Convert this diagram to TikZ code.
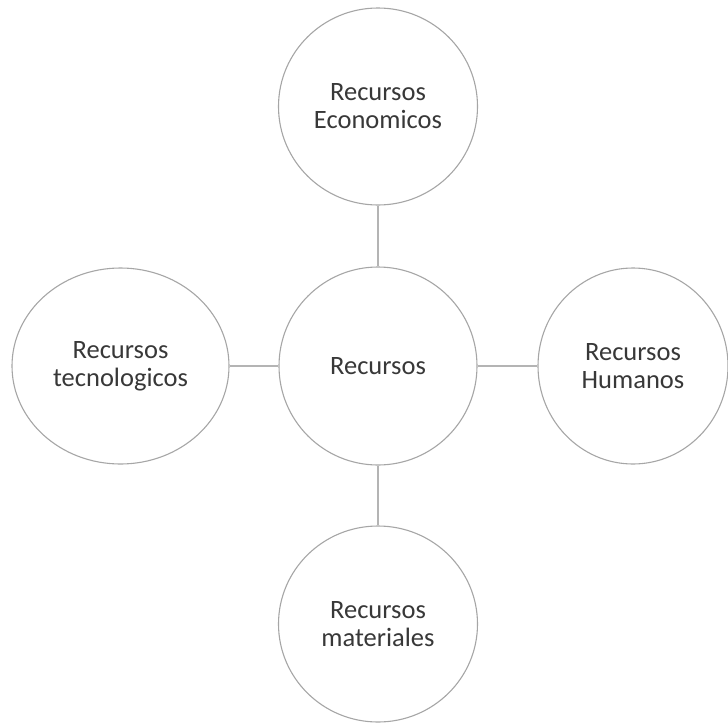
\documentclass[tikz,border=0pt]{standalone}
\usepackage{fontspec}
\setmainfont{Carlito}
\usetikzlibrary{shapes.geometric}
\definecolor{ringgray}{HTML}{A6A6A6}
\definecolor{linkgray}{HTML}{B4B4B4}
\definecolor{textgray}{HTML}{383838}
\begin{document}
\begin{tikzpicture}[x=1pt,y=-1pt,
  bubble/.style={ellipse, draw=ringgray, line width=1.1pt, fill=white,
    inner sep=0pt, align=center, text=textgray,
    font=\fontsize{26.5}{28}\selectfont},
  link/.style={draw=linkgray, line width=2.4pt}]
\useasboundingbox (0,0) rectangle (728,723);
% hub and the four resources around it
\node[bubble, minimum width=198pt, minimum height=198pt] (hub) at (378,366) {Recursos};
\node[bubble, minimum width=199pt, minimum height=197pt] (eco) at (378,106.5) {Recursos\\Economicos};
\node[bubble, minimum width=217pt, minimum height=196pt] (tec) at (120.5,366) {Recursos\\tecnologicos};
\node[bubble, minimum width=190pt, minimum height=196pt] (hum) at (633,366) {Recursos\\Humanos};
\node[bubble, minimum width=199pt, minimum height=196pt] (mat) at (378,624) {Recursos\\materiales};
% spokes
\draw[link] (eco.south) -- (hub.north);
\draw[link] (hub.south) -- (mat.north);
\draw[link] (tec.east) -- (hub.west);
\draw[link] (hub.east) -- (hum.west);
\end{tikzpicture}
\end{document}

--- PROBLEM STATEMENT ---
Output each line exactly; omit every picture.

--- RESULT BELOW ---
Convert this diagram to TikZ code.
\documentclass[tikz,border=0pt]{standalone}
\usepackage{fontspec}
\setmainfont{Carlito}
\usetikzlibrary{shapes.geometric}
\definecolor{ringgray}{HTML}{A6A6A6}
\definecolor{linkgray}{HTML}{B4B4B4}
\definecolor{textgray}{HTML}{383838}
\begin{document}
\begin{tikzpicture}[x=1pt,y=-1pt,
  bubble/.style={ellipse, draw=ringgray, line width=1.1pt, fill=white,
    inner sep=0pt, align=center, text=textgray,
    font=\fontsize{26.5}{28}\selectfont},
  link/.style={draw=linkgray, line width=2.4pt}]
\useasboundingbox (0,0) rectangle (728,723);
% hub and the four resources around it
\node[bubble, minimum width=198pt, minimum height=198pt] (hub) at (378,366) {Recursos};
\node[bubble, minimum width=199pt, minimum height=197pt] (eco) at (378,106.5) {Recursos\\Economicos};
\node[bubble, minimum width=217pt, minimum height=196pt] (tec) at (120.5,366) {Recursos\\tecnologicos};
\node[bubble, minimum width=190pt, minimum height=196pt] (hum) at (633,366) {Recursos\\Humanos};
\node[bubble, minimum width=199pt, minimum height=196pt] (mat) at (378,624) {Recursos\\materiales};
% spokes
\draw[link] (eco.south) -- (hub.north);
\draw[link] (hub.south) -- (mat.north);
\draw[link] (tec.east) -- (hub.west);
\draw[link] (hub.east) -- (hum.west);
\end{tikzpicture}
\end{document}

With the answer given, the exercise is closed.